Sadly the NFTA had become too bureaucratic and expensive, and out of touch with the industry. Government funding was inevitably withdrawn from the NFTA because of their responsibility for the weaknesses identified by OFSTED when they inspected the Farriery Training System in January 2013.
6. Is there any way that FWCF thesis papers can be made available to farriers so that they are an easily accessible free resource to further the education of all farriers?
The suggestion that FWCF dissertations should be made available online had been raised many times, and the problem is that the dissertations have not been corrected so they will not necessarily be 100% accurate. It is possible that they may in future be made available with a disclaimer. I believe that Myerscough College have started making dissertations available as pdfs in their online library and these can be accessed for a limited period of time.
7. Is it true apprentices can be fast tracked in the future if they are deemed to be up to standard?
As I have already explained, the new farriery apprenticeship is currently being developed by a farrier-led working group and it would not be helpful for me to speculate. However, the Company’s view is that the full length apprenticeship provides apprentices with an invaluable opportunity to gain experience as well as skill.
8. I saw a friend’s copy of ‘The Clench’, there are so many non-farriers in the Company enjoying nice dinners. How is this relevant to our craft?
The Liveryman of the Worshipful Company of Farriers come from a wide selection of backgrounds, but almost all share an interest in horses and a strong belief in the importance of good farriers for horse welfare. They pay for their nice dinners, and also contribute annually to the Company who do a great deal to promote farriery, and also help to support farriers in crisis.

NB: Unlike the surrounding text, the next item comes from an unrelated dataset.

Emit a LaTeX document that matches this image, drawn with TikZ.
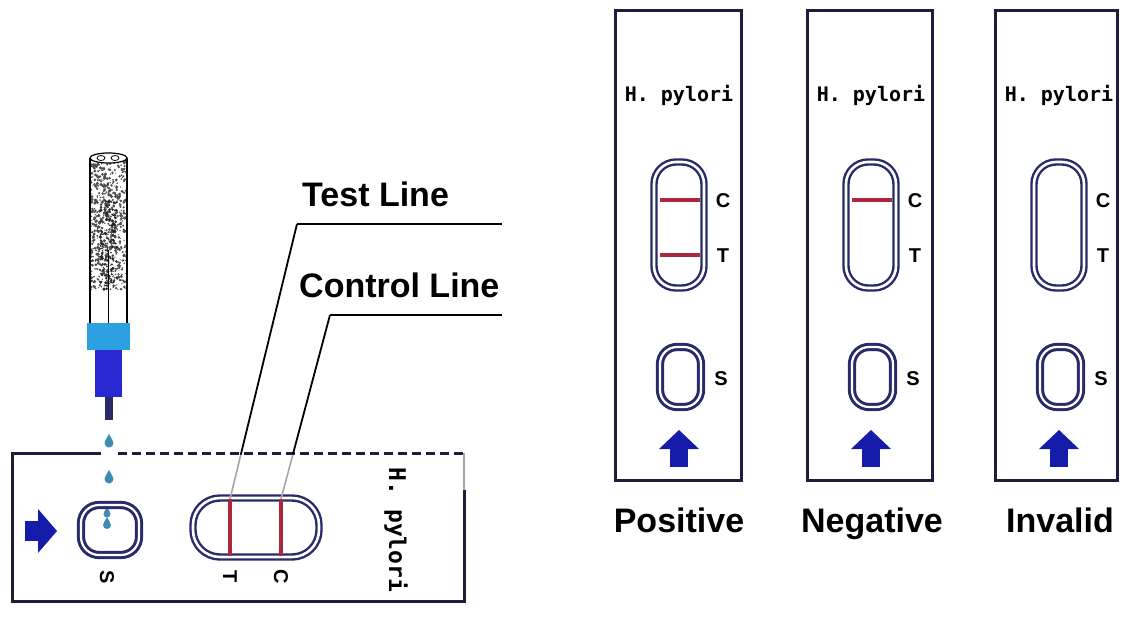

9. What is your biggest worry for the farriery industry?
My main worry is farriers themselves. We have been extremely lucky to have chosen a profession where the training for farriers in this country is second to none. The opportunities are endless, both here and abroad, with the high regard the equine world has for the WCF exams. However, sadly, many run their businesses badly and some act in an unprofessional manner. Unlike other professions, most of us are at our highest earning capacity when first qualified, but regrettably too few have old heads on young shoulders! We generally have the skills to shoe a horse well, it’s the business expertise we lack. (A few years ago the WCF ran farriers’ business courses which were badly attended, so sadly they were discontinued.) There is also a general degree of apathy – it would be nice to see a few more giving something back, for example, through involvement with the FRC Council and BFBA. Our forefathers did it for us, so it’s about time we did something for the next generation.
10. It’s great to see a farrier Master of the Company once more, how do you feel you can help us directly?
Since I was fortunate enough to be asked to join the Company about 15 years ago, I realized that there was little point in being in the Company if you didn’t get involved, so when asked I joined the Craft Committee, and later the Court. I see the job like shoeing a horse: first you watch, listen, and learn as much as you can, you learn how it all worked and how things are done. As you become more competent you take on more responsibility and eventually you can do the whole job. Then when you are there, (in my case the Master) you look at the whole animal, take one foot at a time, and when shod, you hope things have improved when you have gone, but like shoeing a horse, you can’t do it all in one shoeing! Being a farrier certainly helps, because you have less to learn before you start with regard to the world of farriery, but it’s a huge learning curve with all the other things involved. We are extremely lucky as a profession to have the Worshipful Company, for there are people from all walks of life in the Livery who care and want to help farriers and the horse, and their counsel and expertise are second to none. Being a farrier, who is the Master, is just one piece of the whole picture, an important piece, but it’s just one piece.